Timber recycling or wood recycling is the process of tailoring timber which in the past has been disposed of into usable products. In the early 1990s when issues such as deforestation and climate change became understood, people were prompted to look for a more sustainable way of living.

The timber is sourced from old buildings, bridges and wharfs, and is carefully stripped out and put aside by demolishers. The demolishers then sell the salvaged timber to merchants who then re-mill the timber by manually scanning it with a metal detector, which allows the timber to be de-nailed and then it is cut to size. Once it is re-milled and sized, the timber is then used in the manufacture of furniture.

Timber suppliers and consumers looked towards obtaining a more maintainable timber source. Using recycled timber in the furniture industry is the most environmentally friendly form of production and off-cut pieces can be chipped down into wood chips and utilised in providing power to homes and power plants, with nothing going to waste.

The aim of purchasing recycled wood for use in the production of furniture is to force the demand for "green timber" down and benefit the environment. Greenpeace cites on their website that recycled timber is the most preferable source of timber to be used in production. The use of recycled timber has been important in both raising industry and consumer awareness towards deforestation and promoting timber mills to adopt more environmentally friendly practices.

Recycling one ton of wood can save 18,000,000 British Thermal Units (BTUs) of energy, To heat a 2,500 to 3,500 sq ft area you would need approximately 90,000 to 100,000 BTU/hr.

There are many environmental benefits to using recycled timbers in the production of furniture

● Sequestering Co2 - Timber forests and plantations contribute to reducing carbon emissions by drawing them from the atmosphere and producing oxygen. According to one source, a single tree can produce enough oxygen for up to four people.

● Reducing soil erosion - Timber plantations also help prevent soil erosion with the roots preventing the topsoil from washing and blowing away. Falling leaves decay and form compost which regenerates the surrounding soil.
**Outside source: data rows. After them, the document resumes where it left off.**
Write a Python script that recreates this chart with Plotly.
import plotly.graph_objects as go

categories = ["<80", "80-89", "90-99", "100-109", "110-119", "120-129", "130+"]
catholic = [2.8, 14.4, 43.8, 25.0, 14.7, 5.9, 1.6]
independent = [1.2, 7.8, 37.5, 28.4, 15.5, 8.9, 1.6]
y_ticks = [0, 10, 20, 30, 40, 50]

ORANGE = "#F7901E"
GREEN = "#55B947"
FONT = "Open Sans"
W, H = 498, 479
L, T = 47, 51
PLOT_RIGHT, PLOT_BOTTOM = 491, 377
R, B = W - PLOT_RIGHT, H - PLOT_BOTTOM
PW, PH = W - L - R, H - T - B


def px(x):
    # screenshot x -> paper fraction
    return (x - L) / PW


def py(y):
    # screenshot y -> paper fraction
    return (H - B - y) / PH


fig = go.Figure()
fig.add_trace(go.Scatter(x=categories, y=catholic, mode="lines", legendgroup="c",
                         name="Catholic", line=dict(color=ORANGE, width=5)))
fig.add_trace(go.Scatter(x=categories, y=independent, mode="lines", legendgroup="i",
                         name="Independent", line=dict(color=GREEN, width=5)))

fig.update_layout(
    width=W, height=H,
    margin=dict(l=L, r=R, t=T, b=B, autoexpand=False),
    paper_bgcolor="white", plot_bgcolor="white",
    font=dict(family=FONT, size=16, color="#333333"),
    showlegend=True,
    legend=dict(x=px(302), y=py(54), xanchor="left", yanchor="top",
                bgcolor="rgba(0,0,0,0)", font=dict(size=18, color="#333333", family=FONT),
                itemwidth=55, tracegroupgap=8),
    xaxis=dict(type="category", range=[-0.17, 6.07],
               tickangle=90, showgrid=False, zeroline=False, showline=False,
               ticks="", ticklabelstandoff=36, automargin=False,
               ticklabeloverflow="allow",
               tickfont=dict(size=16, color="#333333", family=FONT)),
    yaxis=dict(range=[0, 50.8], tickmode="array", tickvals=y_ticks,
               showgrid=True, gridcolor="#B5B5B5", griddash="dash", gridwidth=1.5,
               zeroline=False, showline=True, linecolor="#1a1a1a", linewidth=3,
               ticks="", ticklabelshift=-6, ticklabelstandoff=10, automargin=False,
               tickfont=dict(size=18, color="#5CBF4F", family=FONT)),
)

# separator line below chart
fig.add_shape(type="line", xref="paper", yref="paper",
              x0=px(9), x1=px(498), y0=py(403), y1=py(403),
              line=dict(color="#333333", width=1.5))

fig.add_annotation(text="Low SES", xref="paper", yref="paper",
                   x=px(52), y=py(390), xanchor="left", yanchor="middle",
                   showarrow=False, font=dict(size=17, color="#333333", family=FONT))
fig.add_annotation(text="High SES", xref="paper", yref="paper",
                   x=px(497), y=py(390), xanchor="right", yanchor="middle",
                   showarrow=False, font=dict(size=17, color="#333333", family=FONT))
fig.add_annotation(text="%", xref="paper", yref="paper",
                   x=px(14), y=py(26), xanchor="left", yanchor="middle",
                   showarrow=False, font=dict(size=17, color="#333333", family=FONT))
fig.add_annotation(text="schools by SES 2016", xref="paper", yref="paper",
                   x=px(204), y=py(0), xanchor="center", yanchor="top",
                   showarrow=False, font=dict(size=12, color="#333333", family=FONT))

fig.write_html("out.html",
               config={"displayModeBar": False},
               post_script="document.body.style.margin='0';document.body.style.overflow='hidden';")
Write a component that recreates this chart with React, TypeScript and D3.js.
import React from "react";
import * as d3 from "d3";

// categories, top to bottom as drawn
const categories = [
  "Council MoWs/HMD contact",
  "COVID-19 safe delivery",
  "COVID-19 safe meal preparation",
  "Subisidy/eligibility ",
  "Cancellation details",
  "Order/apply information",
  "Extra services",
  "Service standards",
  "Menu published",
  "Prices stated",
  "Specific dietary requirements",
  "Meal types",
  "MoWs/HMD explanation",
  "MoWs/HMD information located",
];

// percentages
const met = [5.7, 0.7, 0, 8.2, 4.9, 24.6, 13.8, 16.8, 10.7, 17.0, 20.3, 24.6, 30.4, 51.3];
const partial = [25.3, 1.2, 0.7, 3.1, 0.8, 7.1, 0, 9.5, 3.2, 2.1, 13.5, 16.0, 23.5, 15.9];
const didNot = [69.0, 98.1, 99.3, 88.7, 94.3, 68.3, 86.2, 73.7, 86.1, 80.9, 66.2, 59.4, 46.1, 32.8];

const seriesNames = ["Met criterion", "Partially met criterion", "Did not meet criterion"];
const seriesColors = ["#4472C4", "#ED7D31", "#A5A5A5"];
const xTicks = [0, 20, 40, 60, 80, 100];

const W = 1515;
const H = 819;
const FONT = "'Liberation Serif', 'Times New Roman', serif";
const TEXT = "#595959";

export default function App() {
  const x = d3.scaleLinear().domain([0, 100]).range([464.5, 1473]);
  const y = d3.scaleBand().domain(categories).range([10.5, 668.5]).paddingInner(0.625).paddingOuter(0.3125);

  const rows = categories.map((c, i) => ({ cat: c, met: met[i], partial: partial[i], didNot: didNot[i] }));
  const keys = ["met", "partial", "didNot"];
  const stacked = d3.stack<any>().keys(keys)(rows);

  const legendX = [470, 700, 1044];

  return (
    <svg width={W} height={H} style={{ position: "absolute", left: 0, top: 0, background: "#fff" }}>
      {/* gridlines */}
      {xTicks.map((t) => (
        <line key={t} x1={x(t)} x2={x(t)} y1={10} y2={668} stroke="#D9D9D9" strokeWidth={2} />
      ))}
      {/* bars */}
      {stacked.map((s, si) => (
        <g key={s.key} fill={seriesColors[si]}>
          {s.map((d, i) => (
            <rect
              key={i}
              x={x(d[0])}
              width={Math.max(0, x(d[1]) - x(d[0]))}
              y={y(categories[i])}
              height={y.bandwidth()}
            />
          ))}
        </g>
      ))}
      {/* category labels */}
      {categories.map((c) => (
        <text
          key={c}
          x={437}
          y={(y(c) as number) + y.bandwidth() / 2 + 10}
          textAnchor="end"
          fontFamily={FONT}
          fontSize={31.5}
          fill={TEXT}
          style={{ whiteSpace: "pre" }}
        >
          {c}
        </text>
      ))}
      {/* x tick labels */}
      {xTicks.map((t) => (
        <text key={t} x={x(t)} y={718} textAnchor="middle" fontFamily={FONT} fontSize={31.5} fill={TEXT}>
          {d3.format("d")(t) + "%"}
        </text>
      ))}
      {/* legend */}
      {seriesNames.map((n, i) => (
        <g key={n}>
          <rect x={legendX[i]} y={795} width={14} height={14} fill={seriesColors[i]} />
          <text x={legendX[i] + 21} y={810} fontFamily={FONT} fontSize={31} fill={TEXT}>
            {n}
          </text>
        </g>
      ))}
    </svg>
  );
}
● Sustainable forest management – These plantations are grown with the purpose of providing timber to be used in production and construction. Timbers harvested from these forests produce a high-quality product and are grown in a professional and ecologically viable way. Jobs are created in the sustainable planting and management of these plantations and produce strong and beautiful wood without destroying our natural growth forests.

● Healthier living environment – Timber produces a natural environment in our homes, producing relative humidity and breathing flexibility and does not need to be cleaned with harsh chemicals.

● Aesthetic benefits – Possessing furniture produced from old timbers brings a sense of history and bygone times into our homes; connecting the past to the present and enduring time into the future.